28歳「貯金ゼロ」の男性が「スポットワーク」の居酒屋バイトでまさかの大ケガ…「治療費」はどうする?
あいた時間に数時間、単発で働く「スポットワーク」。多くの場合、仲介会社が運営するスマホアプリで利用者と企業がマッチングすれば、履歴書や選考なしに働ける。その利便性から利用者は拡大しているが、それに伴い利用者と企業とのトラブルも目立つようになった。 【写真】心ない人に「マウンティング」されたら使いたい…相手をビビらせるフレーズ 前編記事〈28歳「貯金ゼロ」の男性が青ざめた…「スポットワーク」で居酒屋バイトを始めるも「まさかのトラブル」が発生〉では、転職先の給料が入るまでの生活費稼ぎにスポットワークで居酒屋バイトを始めたA谷さん(28歳、仮名=以下同)が、店内の掃除中に焼酎のボトルが入った段ボール箱につまずいて大ケガをした事例を紹介した。
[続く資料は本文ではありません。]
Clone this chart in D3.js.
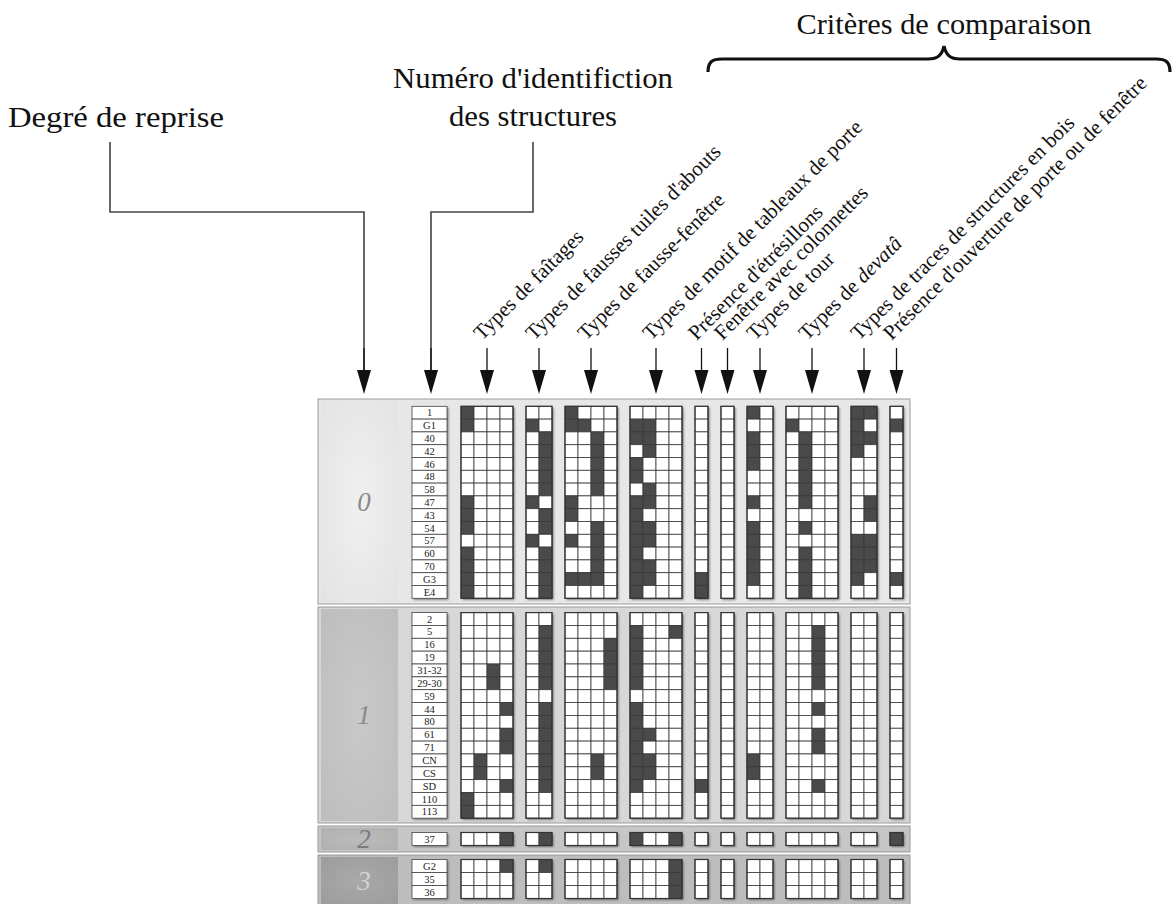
<!DOCTYPE html>
<html><head><meta charset="utf-8">
<script src="https://cdn.jsdelivr.net/npm/d3@7"></script>
<style>
body{margin:0;background:#fff}
text{font-family:"Liberation Serif","DejaVu Serif",serif}
</style>
</head><body>
<svg id="c" width="1173" height="904"></svg>
<script>
// ---------------- DATA ----------------
const groupLabels = ["0", "1", "2", "3"];
const ids0 = ["1","G1","40","42","46","48","58","47","43","54","57","60","70","G3","E4"];
const ids1 = ["2","5","16","19","31-32","29-30","59","44","80","61","71","CN","CS","SD","110","113"];
const ids2 = ["37"];
const ids3 = ["G2","35","36"];
const criteria = [
  "Types de faîtages",
  "Types de fausses tuiles d'abouts",
  "Types de fausse-fenêtre",
  "Types de motif de tableaux de porte",
  "Présence d'étrésillons",
  "Fenêtre avec colonnettes",
  "Types de tour",
  "Types de |devatâ",
  "Types de traces de structures en bois",
  "Présence d'ouverture de porte ou de fenêtre"
];
const criteriaCols = [4, 2, 4, 4, 1, 1, 2, 4, 2, 1];
// one string per structure: filled cells (1) per criterion block
const cells0 = [
  "1000 00 1000 0000 0 0 10 0000 11 0", // 1
  "1000 10 1100 1100 0 0 00 1000 10 1", // G1
  "0000 01 0010 1100 0 0 10 0100 11 0", // 40
  "0000 01 0010 0100 0 0 10 0100 10 0", // 42
  "0000 01 0010 1000 0 0 10 0100 00 0", // 46
  "0000 01 0010 1000 0 0 00 0100 00 0", // 48
  "0000 01 0010 0100 0 0 00 0100 00 0", // 58
  "1000 10 1000 1100 0 0 10 0100 01 0", // 47
  "1000 01 1000 1000 0 0 00 0000 01 0", // 43
  "1000 01 0010 1100 0 0 10 0100 00 0", // 54
  "0000 10 1010 1100 0 0 10 0000 11 0", // 57
  "1000 01 0010 1000 0 0 10 0100 11 0", // 60
  "1000 01 0010 1100 0 0 10 0100 11 0", // 70
  "1000 01 1110 1100 1 0 10 0100 10 1", // G3
  "1000 01 0000 1000 1 0 00 0100 00 0"  // E4
];
const cells1 = [
  "0000 00 0000 0000 0 0 00 0000 00 0", // 2
  "0000 01 0000 1001 0 0 00 0010 00 0", // 5
  "0000 01 0001 1000 0 0 00 0010 00 0", // 16
  "0000 01 0001 1000 0 0 00 0010 00 0", // 19
  "0010 01 0001 1000 0 0 00 0010 00 0", // 31-32
  "0010 01 0001 1000 0 0 00 0010 00 0", // 29-30
  "0000 00 0000 0000 0 0 00 0000 00 0", // 59
  "0001 01 0000 1000 0 0 00 0010 00 0", // 44
  "0000 01 0000 1000 0 0 00 0000 00 0", // 80
  "0001 01 0000 1100 0 0 00 0010 00 0", // 61
  "0001 01 0000 1000 0 0 00 0010 00 0", // 71
  "0100 01 0010 1100 0 0 10 0000 00 0", // CN
  "0100 01 0010 1100 0 0 10 0000 00 0", // CS
  "0001 01 0000 1000 1 0 00 0010 00 0", // SD
  "1000 00 0000 0000 0 0 00 0000 00 0", // 110
  "1000 00 0000 0000 0 0 00 0000 00 0"  // 113
];
const cells2 = [
  "0001 01 0000 1001 0 0 00 0000 00 1"  // 37
];
const cells3 = [
  "0001 01 0000 0001 0 0 00 0000 00 0", // G2
  "0000 00 0000 0001 0 0 00 0000 00 0", // 35
  "0000 00 0000 0001 0 0 00 0000 00 0"  // 36
];

// ---------------- LAYOUT ----------------
const svg = d3.select("#c");
const defs = svg.append("defs");

const groups = [
  {label: groupLabels[0], ids: ids0, cells: cells0, top: 399, bottom: 604, rowTop: 406.3, rowH: 12.8, bg: "#e7e7e7", lab: "#f0f0f0", labEdge: "#e3e3e3", num: "#8a8a8a"},
  {label: groupLabels[1], ids: ids1, cells: cells1, top: 607, bottom: 823, rowTop: 612.6, rowH: 12.85, bg: "#d7d7d7", lab: "#c9c9c9", labEdge: "#bdbdbd", num: "#8a8a8a"},
  {label: groupLabels[2], ids: ids2, cells: cells2, top: 826, bottom: 852, rowTop: 832.5, rowH: 13, bg: "#c6c6c6", lab: "#bbbbbb", labEdge: "#b0b0b0", num: "#7a7a7a"},
  {label: groupLabels[3], ids: ids3, cells: cells3, top: 855, bottom: 906, rowTop: 859.5, rowH: 13, bg: "#bdbdbd", lab: "#a9a9a9", labEdge: "#9c9c9c", num: "#d2d2d2"}
];

// column scale in cell units: blocks separated by one empty unit
const starts = [];
let u = 0;
criteriaCols.forEach(n => { starts.push(u); u += n + 1; });
const totalUnits = u - 1;
const x = d3.scaleLinear().domain([0, totalUnits]).range([461, 903]);
const cw = x(1) - x(0);

const panelL = 318, panelR = 910, labR = 399;
const idL = 412, idR = 447;

groups.forEach((g, i) => {
  const gr = defs.append("radialGradient").attr("id", "lg" + i)
    .attr("cx", "50%").attr("cy", "50%").attr("r", "70%");
  gr.append("stop").attr("offset", "0%").attr("stop-color", g.lab);
  gr.append("stop").attr("offset", "100%").attr("stop-color", g.labEdge);
});
const sh = defs.append("filter").attr("id", "sh").attr("x", "-20%").attr("y", "-5%").attr("width", "140%").attr("height", "110%");
sh.append("feGaussianBlur").attr("stdDeviation", 1.2);

groups.forEach((g, i) => {
  svg.append("rect").attr("x", panelL).attr("y", g.top).attr("width", panelR - panelL).attr("height", g.bottom - g.top)
    .attr("fill", g.bg).attr("stroke", "#9a9a9a").attr("stroke-width", 1);
  svg.append("rect").attr("x", panelL + 3).attr("y", g.top + 2).attr("width", labR - panelL - 4).attr("height", g.bottom - g.top - 4)
    .attr("fill", `url(#lg${i})`);
  svg.append("text").attr("x", 364).attr("y", (g.top + g.bottom) / 2 + 9)
    .attr("text-anchor", "middle").attr("font-size", 27).attr("font-style", "italic")
    .attr("fill", g.num).text(g.label);

  const y = d3.scaleBand().domain(g.ids).range([g.rowTop, g.rowTop + g.rowH * g.ids.length]);
  const y0 = y.range()[0], y1 = y.range()[1];

  svg.append("rect").attr("x", idL + 1.5).attr("y", y0 + 1.5).attr("width", idR - idL).attr("height", y1 - y0)
    .attr("fill", "#777").attr("filter", "url(#sh)");
  svg.selectAll(null).data(g.ids).join("rect")
    .attr("x", idL).attr("y", d => y(d)).attr("width", idR - idL).attr("height", y.bandwidth())
    .attr("fill", "#fff").attr("stroke", "#444").attr("stroke-width", 0.8);
  svg.selectAll(null).data(g.ids).join("text")
    .attr("x", (idL + idR) / 2).attr("y", d => y(d) + y.bandwidth() / 2 + 3.6)
    .attr("text-anchor", "middle").attr("font-size", 10.5).attr("fill", "#222").text(d => d);

  criteriaCols.forEach((n, b) => {
    const bx = x(starts[b]);
    svg.append("rect").attr("x", bx + 1.5).attr("y", y0 + 1.5).attr("width", n * cw).attr("height", y1 - y0)
      .attr("fill", "#6f6f6f").attr("filter", "url(#sh)");
    const cellData = [];
    g.ids.forEach((id, r) => {
      const pat = g.cells[r].split(" ")[b];
      for (let c = 0; c < n; c++) cellData.push({id, c, v: pat[c] === "1"});
    });
    svg.selectAll(null).data(cellData).join("rect")
      .attr("x", d => x(starts[b] + d.c)).attr("y", d => y(d.id))
      .attr("width", cw).attr("height", y.bandwidth())
      .attr("fill", d => d.v ? "#4a4a4a" : "#fff")
      .attr("stroke", "#3a3a3a").attr("stroke-width", 0.8);
    svg.append("rect").attr("x", bx).attr("y", y0).attr("width", n * cw).attr("height", y1 - y0)
      .attr("fill", "none").attr("stroke", "#333").attr("stroke-width", 1.2);
  });
});

// ---------------- HEADER ----------------
function arrow(ax) {
  svg.append("line").attr("x1", ax).attr("x2", ax).attr("y1", 348).attr("y2", 374)
    .attr("stroke", "#111").attr("stroke-width", 1.3);
  svg.append("path").attr("d", `M${ax - 7},370 L${ax + 7},370 L${ax},394 Z`).attr("fill", "#111");
}
const idX = (idL + idR) / 2 + 1.5, degX = 364;
svg.append("path").attr("d", `M110,142 V212 H${degX} V372`).attr("fill", "none").attr("stroke", "#444").attr("stroke-width", 1.6);
svg.append("path").attr("d", `M533,142 V212 H${idX} V372`).attr("fill", "none").attr("stroke", "#444").attr("stroke-width", 1.6);
arrow(degX);
arrow(idX);

criteria.forEach((t, b) => {
  const ax = x(starts[b]) + criteriaCols[b] * cw / 2;
  arrow(ax);
  const txt = svg.append("text").attr("transform", `translate(${ax - 5},341) rotate(-45)`)
    .attr("font-size", 21).attr("fill", "#111");
  const parts = t.split("|");
  txt.append("tspan").text(parts[0]);
  if (parts[1]) txt.append("tspan").attr("font-style", "italic").text(parts[1]);
});

function heading(t, xx, yy, anchor, len) {
  svg.append("text").attr("x", xx).attr("y", yy).attr("text-anchor", anchor)
    .attr("font-size", 30).attr("fill", "#111")
    .attr("textLength", len).attr("lengthAdjust", "spacingAndGlyphs").text(t);
}
heading("Degré de reprise", 8, 127, "start", 216);
heading("Numéro d'identifiction", 533, 88, "middle", 280);
heading("des structures", 533, 126, "middle", 168);
heading("Critères de comparaison", 944, 34, "middle", 295);

svg.append("path")
  .attr("d", "M708,72 C708,62 712,59 722,59 L928,59 C938,59 942,55 944,46 C946,55 950,59 960,59 L1156,59 C1166,59 1170,62 1170,72")
  .attr("fill", "none").attr("stroke", "#111").attr("stroke-width", 3.2);
</script>
</body></html>
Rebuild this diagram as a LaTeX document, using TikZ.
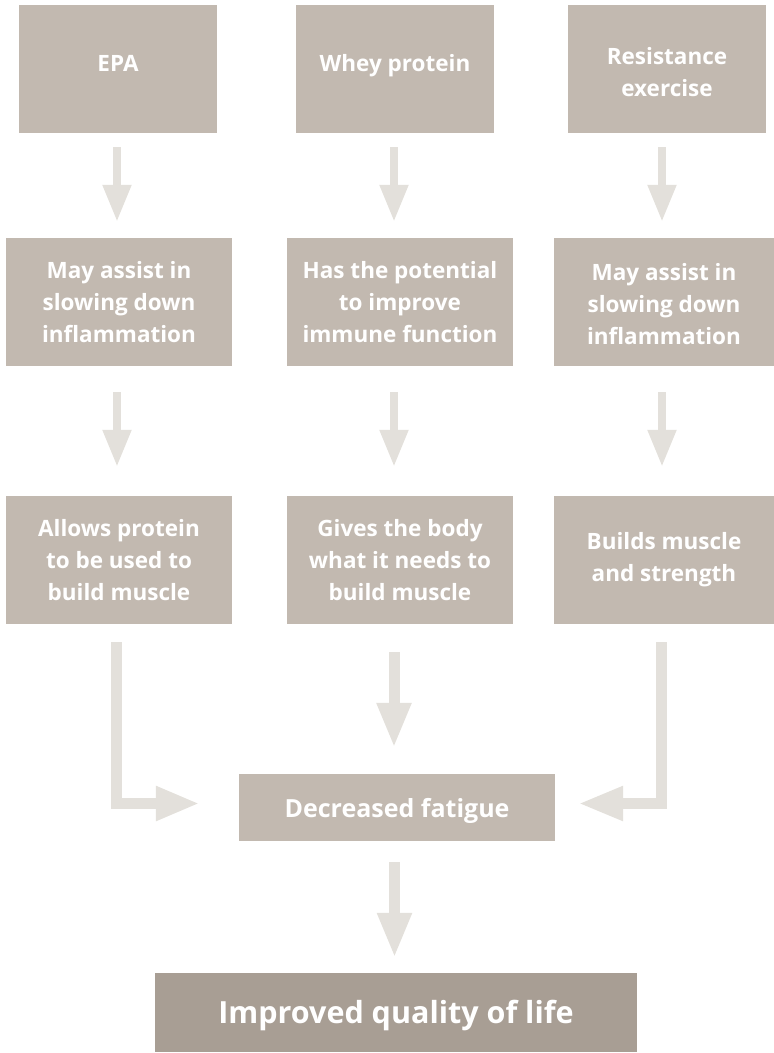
\documentclass[tikz,border=0pt]{standalone}
\usepackage{fontspec}
\setmainfont{Open Sans}
\usetikzlibrary{arrows.meta}
\definecolor{boxc}{HTML}{C2B9B0}
\definecolor{endc}{HTML}{A89E94}
\definecolor{arrc}{HTML}{E3E0DB}
\begin{document}
\begin{tikzpicture}[x=1pt,y=-1pt,
  box/.style={fill=boxc, text=white, font=\bfseries\fontsize{22.5}{32}\selectfont, align=center, inner sep=0pt},
  smallarr/.style={draw=arrc, line width=8pt, -{Triangle[width=27pt,length=37pt]}, arrc},
  bigarr/.style={draw=arrc, line width=11pt, -{Triangle[width=32pt,length=45pt]}, arrc}]
\useasboundingbox (0,0) rectangle (774,1053);
% row 1
\node[box, minimum width=198pt, minimum height=128pt, text depth=12pt] (a1) at (118,69) {EPA};
\node[box, minimum width=198pt, minimum height=128pt, text depth=12pt] (a2) at (395,69) {Whey protein};
\node[box, minimum width=198pt, minimum height=128pt] (a3) at (667,69) {\rule{0pt}{23pt}Resistance\\exercise};
% row 2
\node[box, minimum width=226pt, minimum height=128pt] (b1) at (119,302) {May assist in\\slowing down\\inflammation};
\node[box, minimum width=226pt, minimum height=128pt] (b2) at (400,302) {Has the potential\\to improve\\immune function};
\node[box, minimum width=220pt, minimum height=128pt] (b3) at (664,302) {\rule{0pt}{22pt}May assist in\\slowing down\\inflammation};
% row 3
\node[box, minimum width=226pt, minimum height=128pt] (c1) at (119,560) {Allows protein\\to be used to\\build muscle};
\node[box, minimum width=226pt, minimum height=128pt] (c2) at (400,560) {Gives the body\\what it needs to\\build muscle};
\node[box, minimum width=220pt, minimum height=128pt] (c3) at (664,560) {Builds muscle\\and strength};
% fatigue and final
\node[box, font=\bfseries\fontsize{25}{32}\selectfont, minimum width=316pt, minimum height=67pt] (f) at (397,807.5) {\rule{0pt}{25pt}Decreased fatigue};
\node[box, fill=endc, font=\bfseries\fontsize{30.5}{36}\selectfont, minimum width=482pt, minimum height=79pt] (q) at (396,1012.5) {\rule{0pt}{29pt}Improved quality of life};
% arrows row1 -> row2
\draw[smallarr, shorten <=14pt, shorten >=16pt] ([xshift=-1pt]a1.south) -- ([xshift=-1pt]a1.south |- b1.north);
\draw[smallarr, shorten <=14pt, shorten >=16pt] ([xshift=-1pt]a2.south) -- ([xshift=-1pt]a2.south |- b2.north);
\draw[smallarr, shorten <=14pt, shorten >=16pt] ([xshift=-5pt]a3.south) -- ([xshift=-5pt]a3.south |- b3.north);
% arrows row2 -> row3
\draw[smallarr, shorten <=26pt, shorten >=29pt] ([xshift=-2pt]b1.south) -- ([xshift=-2pt]b1.south |- c1.north);
\draw[smallarr, shorten <=26pt, shorten >=29pt] ([xshift=-6pt]b2.south) -- ([xshift=-6pt]b2.south |- c2.north);
\draw[smallarr, shorten <=26pt, shorten >=29pt] ([xshift=-2pt]b3.south) -- ([xshift=-2pt]b3.south |- c3.north);
% arrows row3 -> fatigue
\draw[bigarr, shorten <=28pt, shorten >=26pt] ([xshift=-6pt]c2.south) -- ([xshift=-6pt]c2.south |- f.north);
\draw[bigarr, shorten <=18pt, shorten >=39pt, -{Triangle[width=32pt,length=44pt]}] ([xshift=-2.5pt]c1.south) |- ([yshift=4pt]f.west);
\draw[bigarr, shorten <=18pt, shorten >=23pt, -{Triangle[width=32pt,length=45pt]}] ([xshift=-2.5pt]c3.south) |- ([yshift=4pt]f.east);
% fatigue -> final
\draw[bigarr, shorten <=21pt, shorten >=15pt] ([xshift=-2.5pt]f.south) -- ([xshift=-2.5pt]f.south |- q.north);
\end{tikzpicture}
\end{document}
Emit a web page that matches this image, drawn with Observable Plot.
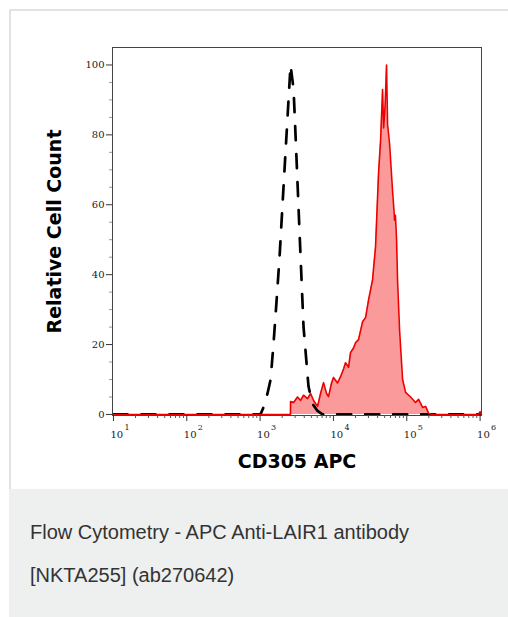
<!DOCTYPE html>
<html>
<head>
<meta charset="utf-8">
<script src="https://cdn.jsdelivr.net/npm/d3@7"></script>
<script src="https://cdn.jsdelivr.net/npm/@observablehq/plot@0.6"></script>
<style>
  html, body { margin: 0; padding: 0; background: #fff; width: 508px; height: 617px; overflow: hidden; }
  #card { position: absolute; left: 9px; top: 9px; width: 520px; height: 478px; border: 2px solid #e2e2e2; background: #fff; }
  #capbox { position: absolute; left: 9px; top: 489px; width: 520px; height: 128px; background: #eeefef; }
  .cap { position: absolute; left: 30px; font-family: "Liberation Sans", Arial, sans-serif; font-size: 20px; color: #333; letter-spacing: 0px; white-space: nowrap; }
  #chart { position: absolute; left: 0; top: 0; }
</style>
</head>
<body>
<div id="card"></div>
<div id="capbox"></div>
<div class="cap" style="top:521px">Flow Cytometry - APC Anti-LAIR1 antibody</div>
<div class="cap" style="top:564px">[NKTA255] (ab270642)</div>
<div id="chart"></div>
<script>
// Isotype control (black dashed): intensity, relative count
const isoX = [10, 1010, 1110, 1260, 1390, 1520, 1670, 1840, 2020, 2220, 2440, 2600, 2860, 3040, 3240, 3450, 3910, 4570, 5190, 6070, 7100, 1000000];
const isoY = [0, 0, 2, 6, 10, 20, 32, 45, 60, 75, 90, 100, 93, 80, 66, 52, 25, 8, 3, 1, 0, 0];

// Stained sample (red filled)
const stX = [10, 2590, 2600, 2860, 3240, 3560, 3910, 4440, 4880, 5360, 6070, 6670, 7330, 8050, 8570, 9420, 10020, 11380, 12500, 13740, 14620, 16070, 17100, 18790, 20040, 21980, 24950, 27420, 30130, 34120, 37500, 41210, 43950, 46770, 48310, 50580, 52970, 54700, 58210, 63970, 66070, 68230, 70000, 72610, 74820, 79800, 87700, 96400, 112700, 131800, 144900, 164400, 180700, 198600, 225000, 950000, 1000000, 1040000];
const stY = [0, 0, 3.7, 3.4, 5, 4, 5.5, 4.5, 6, 4, 2.3, 6, 9.1, 6, 5.1, 9, 10.6, 9, 10.8, 13, 14.8, 13.5, 17.7, 19, 20.5, 21.4, 26.5, 27.7, 32.8, 38.5, 48, 69, 78.5, 93, 82, 88, 100, 83, 77.6, 64, 60, 55.6, 57, 50, 38.5, 24, 10, 6.3, 5, 3.4, 4.3, 2, 2.3, 0.3, 0, 0, 0.8, 0];

const decades = [10, 100, 1000, 10000, 100000, 1000000];
const exps = ["1", "2", "3", "4", "5", "6"];
const minorX = [];
for (let e = 1; e <= 5; e++) for (let m = 2; m <= 9; m++) minorX.push(m * Math.pow(10, e));
const yMajor = [0, 20, 40, 60, 80, 100];
const yMinor = [5, 10, 15, 25, 30, 35, 45, 50, 55, 65, 70, 75, 85, 90, 95];

const iso = isoX.map((x, i) => ({x, y: isoY[i]}));
const st = stX.map((x, i) => ({x, y: stY[i]}));

const serif = "DejaVu Serif, serif";
const sans = "DejaVu Sans, sans-serif";

const chart = Plot.plot({
  width: 508,
  height: 490,
  marginLeft: 112,
  marginRight: 27,
  marginTop: 47,
  marginBottom: 75,
  style: {background: "transparent", overflow: "visible"},
  x: {type: "log", domain: [9.7, 1.045e6]},
  y: {domain: [-0.3, 105]},
  marks: [
    Plot.areaY(st, {x: "x", y: "y", fill: "#fa9a9a", curve: "linear"}),
    Plot.lineY(iso, {x: "x", y: "y", stroke: "#000", strokeWidth: 2.7, strokeDasharray: "14,14", curve: "linear"}),
    Plot.lineY(st, {x: "x", y: "y", stroke: "#ee0000", strokeWidth: 1.6, curve: "linear"}),
    Plot.frame({stroke: "#444", strokeWidth: 1}),
    Plot.axisY({ticks: yMajor, tickSize: 6, tickPadding: 2, fontSize: 10, fontFamily: serif, stroke: "#333", fill: "#222", label: null}),
    Plot.axisY({ticks: yMinor, tickSize: 3, text: null, stroke: "#999", label: null}),
    Plot.axisX({ticks: decades, tickSize: 6, text: null, stroke: "#333", label: null}),
    Plot.axisX({ticks: minorX, tickSize: 3, text: null, stroke: "#555", label: null}),
    Plot.text(decades, {x: d => d, frameAnchor: "bottom", dy: 22, dx: -3, text: d => "10", textAnchor: "start", lineAnchor: "bottom", fontSize: 10, fontFamily: serif, fill: "#222"}),
    Plot.text(decades, {x: d => d, frameAnchor: "bottom", dy: 14, dx: 11, text: (d, i) => exps[i], textAnchor: "start", lineAnchor: "bottom", fontSize: 8, fontFamily: serif, fill: "#222"}),
    Plot.text(["Relative Cell Count"], {frameAnchor: "left", dx: -52, rotate: -90, text: d => d, textAnchor: "middle", lineAnchor: "bottom", fontSize: 19, fontWeight: "bold", fontFamily: sans, fill: "#000"}),
    Plot.text(["CD305 APC"], {frameAnchor: "bottom", dy: 52, text: d => d, textAnchor: "middle", lineAnchor: "bottom", fontSize: 19, fontWeight: "bold", fontFamily: sans, fill: "#000"})
  ]
});
document.getElementById("chart").appendChild(chart);
</script>
</body>
</html>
仕事をしていた居酒屋「乙」の店長・C田さんは、直接雇ったバイトでもないA谷さんには労災は発生しないと言い張るのだが……。 本稿では引き続き、スポットワークと他の類似した働き方との違い、企業がスポットワーカーを受け入れる際の注意点、気になるA谷さんのその後などについて見ていこう。
スポットワークはどのくらい利用されているのか?
スポットワークとは短時間、単発で働く働き方のことで、別名「スキマバイト」「雇用型ギグワーク」とも言われる。働き手や仕事先を探すには、スポットワークを仲介する会社(「タイミー」など)に登録後、企業は求人情報、求職者は自らの情報を仲介会社が運営するプラットフォームに入力する。そのデータに基づき、企業と求職者のマッチングが成立すれば、「履歴書を用意する」「面接を受ける」といった手間なく、簡単に仕事を始めることができる。 このシステムは学生や休日などを利用して副業したい社会人などに広く利用され、繁忙期やシフト欠員などで生じる人手不足を解消したい企業側のニーズも取り込んでいる。 スポットワークの仲介企業で構成する一般社団法人スポットワーク協会によると、2024年5月末時点でのスポットワーク登録者数は約2200万人。前年3月末時点の登録者数は約990万人なので、1年余りで倍以上も増えている。 また、企業側から見ると、2024年3月の新規求人数は8万3015件で、こちらも前年同月と比較して約18%増えている。(出典:ツナグ働き方研究所)求人の内訳は、コンビニスタッフ、倉庫内の軽作業、飲食店の接客業務やフードデリバリー、イベント会社の設営や撤去など多岐にわたるが、特に人手不足が深刻な業界の募集が多い。